Legally Blonde The Musical, currently at the Bord Gáis Energy Theatre, features a spot-on central performance. Pity about the production values.


There are surely a lot of GCN readers who will already know the Legally Blonde storyline, either from the 2001 original film starring Reese Witherspoon or through some version of this chihuahua-touting musical franchise, which has been touring the world since its 2007 Broadway debut.

It’s a white American fantasy spectacular about a rich girl who finds her way into Harvard in pursuit of some other privileged brat she thinks she loves. She’s placed as an unlikely underdog, but ultimately comes up triumphant, showing that you can be rich, white and blonde, and still be successful! Right? Oh, gasp. A tale for the ages. Who likes pink sparkly things that grossly stereotype gender, sexuality and race? Well, then you’ll love Legally Blonde, The Musical.

Overlooking the story for a moment, it can’t be denied that the cast is incredibly talented and well-trained. This is the saving grace. For musical loving gays, you will at the very least hear live the intense soaring vocals of Lucie Jones (starring as our heroine, Elle Woods). Lucie represented the UK in the 2017 Eurovision in Kiev. She’s an exceptional performer and hits the mark at every turn. She can sing, she can dance, you might even think she’s a robot she’s so perfect, and just like a shooting star she’s enthralling to watch.
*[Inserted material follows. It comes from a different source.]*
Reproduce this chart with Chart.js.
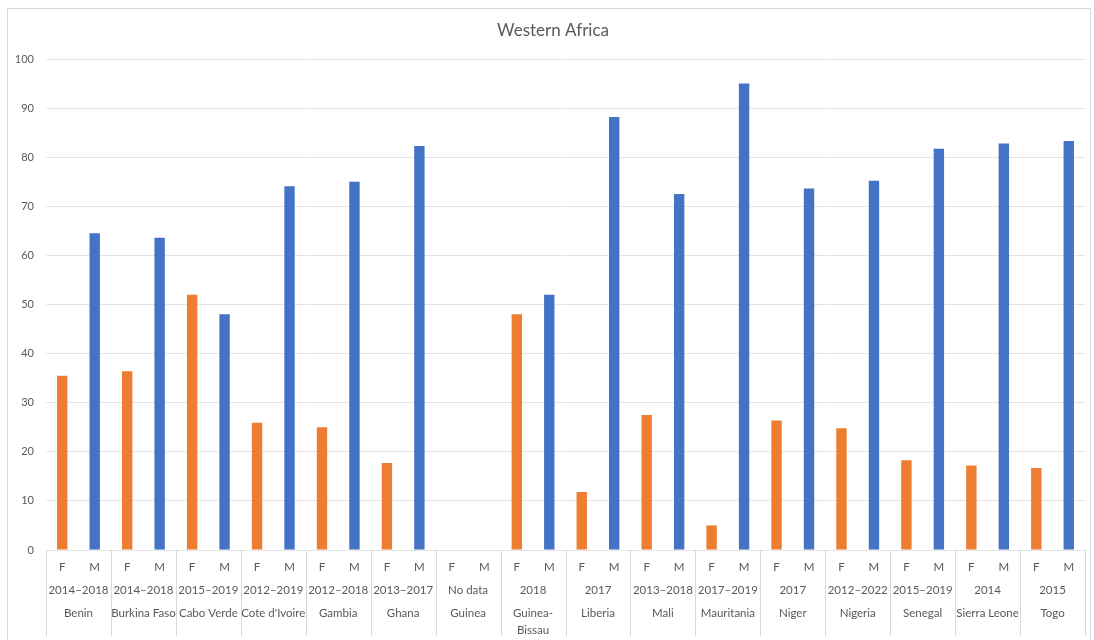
<!DOCTYPE html>
<html>
<head>
<meta charset="utf-8">
<title>Western Africa</title>
<script src="https://cdn.jsdelivr.net/npm/chart.js@4/dist/chart.umd.min.js"></script>
<style>
  html, body { margin: 0; padding: 0; background: #fff; }
  #wrap { position: relative; width: 1094px; height: 640px; }
</style>
</head>
<body>
<div id="wrap"><canvas id="chart" width="1094" height="640"></canvas></div>
<script>
// Share by sex (%) per country, with the survey years under each pair
const countries = ["Benin", "Burkina Faso", "Cabo Verde", "Cote d'Ivoire", "Gambia", "Ghana", "Guinea",
  ["Guinea-", "Bissau"], "Liberia", "Mali", "Mauritania", "Niger", "Nigeria", "Senegal", "Sierra Leone", "Togo"];
const years = ["2014\u20132018", "2014\u20132018", "2015\u20132019", "2012\u20132019", "2012\u20132018", "2013\u20132017",
  "No data", "2018", "2017", "2013\u20132018", "2017\u20132019", "2017", "2012\u20132022", "2015\u20132019", "2014", "2015"];
const sexes = ["F", "M"];
const female = [35.5, 36.4, 52, 25.9, 25, 17.7, null, 48, 11.8, 27.5, 5, 26.4, 24.8, 18.3, 17.2, 16.7];
const male = [64.5, 63.6, 48, 74.1, 75, 82.3, null, 52, 88.2, 72.5, 95, 73.6, 75.2, 81.7, 82.8, 83.3];
const yTicks = [0, 10, 20, 30, 40, 50, 60, 70, 80, 90, 100];
const title = "Western Africa";

const FONT = "Lato, 'Open Sans', sans-serif";
const TEXT = "#595959";
const LINE = "#d9d9d9";

// one slot per bar: F then M for every country
const labels = [];
const fData = [];
const mData = [];
countries.forEach((c, i) => {
  labels.push(sexes[0], sexes[1]);
  fData.push(female[i], null);
  mData.push(null, male[i]);
});

// second and third rows of the category axis plus the group dividers
const groupAxis = {
  id: "groupAxis",
  afterDraw(chart) {
    const ctx = chart.ctx;
    const x = chart.scales.x;
    const top = chart.chartArea.bottom;
    const half = (x.getPixelForValue(1) - x.getPixelForValue(0)) / 2;
    ctx.save();
    ctx.strokeStyle = LINE;
    ctx.lineWidth = 1;
    for (let i = 0; i <= countries.length; i++) {
      const px = i < countries.length ? x.getPixelForValue(i * 2) - half : x.getPixelForValue(i * 2 - 1) + half;
      ctx.beginPath();
      ctx.moveTo(Math.round(px) + 0.5, top);
      ctx.lineTo(Math.round(px) + 0.5, 636);
      ctx.stroke();
    }
    ctx.fillStyle = TEXT;
    ctx.font = "11.5px " + FONT;
    ctx.textAlign = "center";
    ctx.textBaseline = "middle";
    countries.forEach((c, i) => {
      const cx = (x.getPixelForValue(i * 2) + x.getPixelForValue(i * 2 + 1)) / 2;
      ctx.fillText(years[i], cx, 590);
      const lines = Array.isArray(c) ? c : [c];
      lines.forEach((t, k) => ctx.fillText(t, cx, 613 + k * 17));
    });
    ctx.restore();
  }
};

// outer frame and the heading
const frame = {
  id: "frame",
  beforeDraw(chart) {
    const ctx = chart.ctx;
    ctx.save();
    ctx.strokeStyle = LINE;
    ctx.lineWidth = 1;
    ctx.strokeRect(7.5, 8.5, 1083, 640);
    ctx.fillStyle = TEXT;
    ctx.font = "17px " + FONT;
    ctx.textAlign = "center";
    ctx.textBaseline = "middle";
    ctx.fillText(title, 553, 31);
    ctx.restore();
  }
};

new Chart(document.getElementById("chart").getContext("2d"), {
  type: "bar",
  data: {
    labels: labels,
    datasets: [
      { label: "F", data: fData, backgroundColor: "#ED7D31" },
      { label: "M", data: mData, backgroundColor: "#4472C4" }
    ]
  },
  options: {
    responsive: false,
    animation: false,
    grouped: false,
    barPercentage: 0.32,
    categoryPercentage: 1,
    layout: { padding: { left: 0, right: 9, top: 59, bottom: 0 } },
    plugins: {
      legend: { display: false },
      tooltip: { enabled: false },
      title: { display: false }
    },
    scales: {
      x: {
        grid: { display: false, drawTicks: false },
        border: { display: false },
        ticks: { color: TEXT, font: { family: FONT, size: 11.5 }, padding: 10, autoSkip: false, maxRotation: 0 },
        afterFit(scale) { scale.height = 90; }
      },
      y: {
        min: 0,
        max: 100,
        afterBuildTicks(scale) { scale.ticks = yTicks.map(v => ({ value: v })); },
        grid: { color: "#e4e4e4", drawTicks: false },
        border: { display: false },
        ticks: { color: TEXT, font: { family: FONT, size: 11 }, padding: 12 },
        afterFit(scale) { scale.width = 46; }
      }
    }
  },
  plugins: [frame, groupAxis]
});
</script>
</body>
</html>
Not perfect on the other hand were the shoddy cheapo touring sets and backdrops, the unremarkable lighting (or lack thereof) and the clunky transitions between scenes. The production value was so low, it felt like a regional school hall effort (incl. ah bless). Some unexpected gems – a door in the ‘Hair Affair’ salon scene that managed to steal the limelight by swinging open on its own twice, the B&Q Christmas garden tube lighting above the stage that limply flashed LEGALLY BLONDE at the end, an apparently drunken follow-spot operator and the two enslaved showbiz dogs. Yes, two actual dogs – someone call PETA.

Fortunately, director/choreographer Anthony Williams very cleverly takes advantage of the lackluster sets by gathering the entire cast and crew on stage for elaborate dance routines at every chance he could. I said step, pause, turn, pause, pivot, step, a step not – step, pause, turn, pause, pivot, step, PAUSE… oh, shudder. Proving that in Ireland you can get away with anything and we’ll still stand and clap like a herd of subjugated seals.

The confetti cannons at the end need no other explanation.

Go see it if any of this sounds appealing to you. The audience will be as entertaining to watch, guaranteed.